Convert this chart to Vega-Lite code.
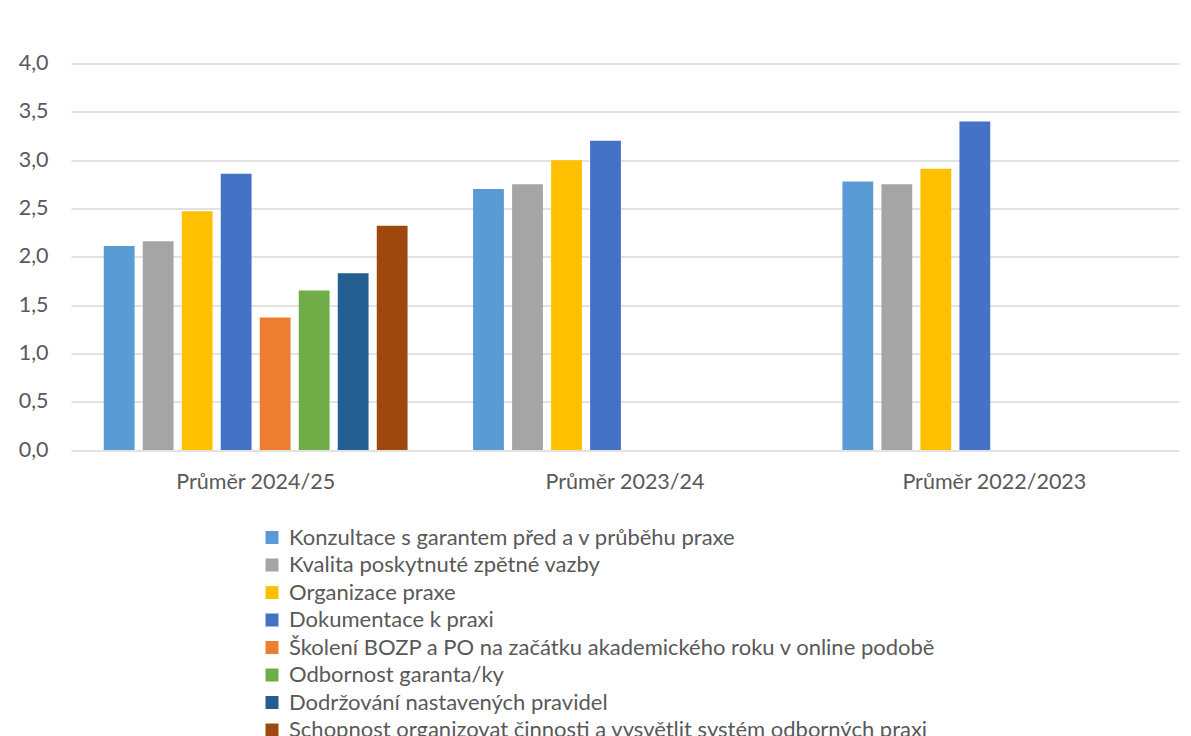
{
  "$schema": "https://vega.github.io/schema/vega-lite/v6.json",
  "autosize": {"type": "none"},
  "width": 1108,
  "height": 386.5,
  "padding": {"left": 71, "top": 63.5, "right": 12, "bottom": 286},
  "background": "white",
  "config": {"view": {"stroke": null}, "font": "Lato"},
  "data": {
    "values": [
      {"group": "Průměr 2024/25", "series": "Konzultace s garantem  před a v průběhu praxe", "value": 2.11},
      {"group": "Průměr 2024/25", "series": "Kvalita poskytnuté zpětné vazby", "value": 2.16},
      {"group": "Průměr 2024/25", "series": "Organizace praxe", "value": 2.47},
      {"group": "Průměr 2024/25", "series": "Dokumentace k praxi", "value": 2.86},
      {"group": "Průměr 2024/25", "series": "Školení BOZP a PO na začátku akademického roku v online podobě", "value": 1.37},
      {"group": "Průměr 2024/25", "series": "Odbornost garanta/ky", "value": 1.65},
      {"group": "Průměr 2024/25", "series": "Dodržování nastavených pravidel", "value": 1.83},
      {"group": "Průměr 2024/25", "series": "Schopnost organizovat činnosti a vysvětlit systém odborných praxi", "value": 2.32},
      {"group": "Průměr 2023/24", "series": "Konzultace s garantem  před a v průběhu praxe", "value": 2.70},
      {"group": "Průměr 2023/24", "series": "Kvalita poskytnuté zpětné vazby", "value": 2.75},
      {"group": "Průměr 2023/24", "series": "Organizace praxe", "value": 3.00},
      {"group": "Průměr 2023/24", "series": "Dokumentace k praxi", "value": 3.20},
      {"group": "Průměr 2022/2023", "series": "Konzultace s garantem  před a v průběhu praxe", "value": 2.78},
      {"group": "Průměr 2022/2023", "series": "Kvalita poskytnuté zpětné vazby", "value": 2.75},
      {"group": "Průměr 2022/2023", "series": "Organizace praxe", "value": 2.91},
      {"group": "Průměr 2022/2023", "series": "Dokumentace k praxi", "value": 3.40}
    ]
  },
  "mark": {"type": "bar"},
  "encoding": {
    "x": {
      "field": "group", "type": "nominal",
      "sort": ["Průměr 2024/25", "Průměr 2023/24", "Průměr 2022/2023"],
      "scale": {"paddingInner": 0, "paddingOuter": 0},
      "axis": {"title": null, "labelAngle": 0, "domain": false, "ticks": false, "tickSize": 0, "labelFontSize": 21.5, "labelColor": "#595959", "labelPadding": 21, "labelLimit": 0}
    },
    "xOffset": {
      "field": "series", "type": "nominal",
      "scale": {
        "domain": ["Konzultace s garantem  před a v průběhu praxe", "Kvalita poskytnuté zpětné vazby", "Organizace praxe", "Dokumentace k praxi", "Školení BOZP a PO na začátku akademického roku v online podobě", "Odbornost garanta/ky", "Dodržování nastavených pravidel", "Schopnost organizovat činnosti a vysvětlit systém odborných praxi"],
        "paddingInner": 0.21, "paddingOuter": 0.84
      }
    },
    "y": {
      "field": "value", "type": "quantitative",
      "scale": {"domain": [0, 4], "nice": false},
      "axis": {"title": null, "values": [0, 0.5, 1, 1.5, 2, 2.5, 3, 3.5, 4], "format": ".1f", "labelExpr": "replace(datum.label, '.', ',')", "grid": true, "gridColor": "#D9D9D9", "gridWidth": 1.3, "domain": false, "ticks": false, "tickSize": 0, "labelPadding": 23, "labelFontSize": 21.5, "labelColor": "#595959"}
    },
    "color": {
      "field": "series", "type": "nominal",
      "scale": {
        "domain": ["Konzultace s garantem  před a v průběhu praxe", "Kvalita poskytnuté zpětné vazby", "Organizace praxe", "Dokumentace k praxi", "Školení BOZP a PO na začátku akademického roku v online podobě", "Odbornost garanta/ky", "Dodržování nastavených pravidel", "Schopnost organizovat činnosti a vysvětlit systém odborných praxi"],
        "range": ["#5B9BD5", "#A5A5A5", "#FFC000", "#4472C4", "#ED7D31", "#70AD47", "#255E91", "#9E480E"]
      },
      "legend": {"title": null, "orient": "none", "legendX": 190, "legendY": 463, "padding": 0, "symbolType": "square", "symbolSize": 169, "symbolStrokeWidth": 0, "symbolOpacity": 1, "labelFontSize": 22, "labelColor": "#595959", "labelOffset": 6, "rowPadding": 5.5, "labelLimit": 0}
    }
  }
}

-------------------------

= Aim of the exercise =
Each line above is to be copied verbatim. Drop any image from the copy.

= Problem solution =
Convert this chart to Vega-Lite code.
{
  "$schema": "https://vega.github.io/schema/vega-lite/v6.json",
  "autosize": {"type": "none"},
  "width": 1108,
  "height": 386.5,
  "padding": {"left": 71, "top": 63.5, "right": 12, "bottom": 286},
  "background": "white",
  "config": {"view": {"stroke": null}, "font": "Lato"},
  "data": {
    "values": [
      {"group": "Průměr 2024/25", "series": "Konzultace s garantem  před a v průběhu praxe", "value": 2.11},
      {"group": "Průměr 2024/25", "series": "Kvalita poskytnuté zpětné vazby", "value": 2.16},
      {"group": "Průměr 2024/25", "series": "Organizace praxe", "value": 2.47},
      {"group": "Průměr 2024/25", "series": "Dokumentace k praxi", "value": 2.86},
      {"group": "Průměr 2024/25", "series": "Školení BOZP a PO na začátku akademického roku v online podobě", "value": 1.37},
      {"group": "Průměr 2024/25", "series": "Odbornost garanta/ky", "value": 1.65},
      {"group": "Průměr 2024/25", "series": "Dodržování nastavených pravidel", "value": 1.83},
      {"group": "Průměr 2024/25", "series": "Schopnost organizovat činnosti a vysvětlit systém odborných praxi", "value": 2.32},
      {"group": "Průměr 2023/24", "series": "Konzultace s garantem  před a v průběhu praxe", "value": 2.70},
      {"group": "Průměr 2023/24", "series": "Kvalita poskytnuté zpětné vazby", "value": 2.75},
      {"group": "Průměr 2023/24", "series": "Organizace praxe", "value": 3.00},
      {"group": "Průměr 2023/24", "series": "Dokumentace k praxi", "value": 3.20},
      {"group": "Průměr 2022/2023", "series": "Konzultace s garantem  před a v průběhu praxe", "value": 2.78},
      {"group": "Průměr 2022/2023", "series": "Kvalita poskytnuté zpětné vazby", "value": 2.75},
      {"group": "Průměr 2022/2023", "series": "Organizace praxe", "value": 2.91},
      {"group": "Průměr 2022/2023", "series": "Dokumentace k praxi", "value": 3.40}
    ]
  },
  "mark": {"type": "bar"},
  "encoding": {
    "x": {
      "field": "group", "type": "nominal",
      "sort": ["Průměr 2024/25", "Průměr 2023/24", "Průměr 2022/2023"],
      "scale": {"paddingInner": 0, "paddingOuter": 0},
      "axis": {"title": null, "labelAngle": 0, "domain": false, "ticks": false, "tickSize": 0, "labelFontSize": 21.5, "labelColor": "#595959", "labelPadding": 21, "labelLimit": 0}
    },
    "xOffset": {
      "field": "series", "type": "nominal",
      "scale": {
        "domain": ["Konzultace s garantem  před a v průběhu praxe", "Kvalita poskytnuté zpětné vazby", "Organizace praxe", "Dokumentace k praxi", "Školení BOZP a PO na začátku akademického roku v online podobě", "Odbornost garanta/ky", "Dodržování nastavených pravidel", "Schopnost organizovat činnosti a vysvětlit systém odborných praxi"],
        "paddingInner": 0.21, "paddingOuter": 0.84
      }
    },
    "y": {
      "field": "value", "type": "quantitative",
      "scale": {"domain": [0, 4], "nice": false},
      "axis": {"title": null, "values": [0, 0.5, 1, 1.5, 2, 2.5, 3, 3.5, 4], "format": ".1f", "labelExpr": "replace(datum.label, '.', ',')", "grid": true, "gridColor": "#D9D9D9", "gridWidth": 1.3, "domain": false, "ticks": false, "tickSize": 0, "labelPadding": 23, "labelFontSize": 21.5, "labelColor": "#595959"}
    },
    "color": {
      "field": "series", "type": "nominal",
      "scale": {
        "domain": ["Konzultace s garantem  před a v průběhu praxe", "Kvalita poskytnuté zpětné vazby", "Organizace praxe", "Dokumentace k praxi", "Školení BOZP a PO na začátku akademického roku v online podobě", "Odbornost garanta/ky", "Dodržování nastavených pravidel", "Schopnost organizovat činnosti a vysvětlit systém odborných praxi"],
        "range": ["#5B9BD5", "#A5A5A5", "#FFC000", "#4472C4", "#ED7D31", "#70AD47", "#255E91", "#9E480E"]
      },
      "legend": {"title": null, "orient": "none", "legendX": 190, "legendY": 463, "padding": 0, "symbolType": "square", "symbolSize": 169, "symbolStrokeWidth": 0, "symbolOpacity": 1, "labelFontSize": 22, "labelColor": "#595959", "labelOffset": 6, "rowPadding": 5.5, "labelLimit": 0}
    }
  }
}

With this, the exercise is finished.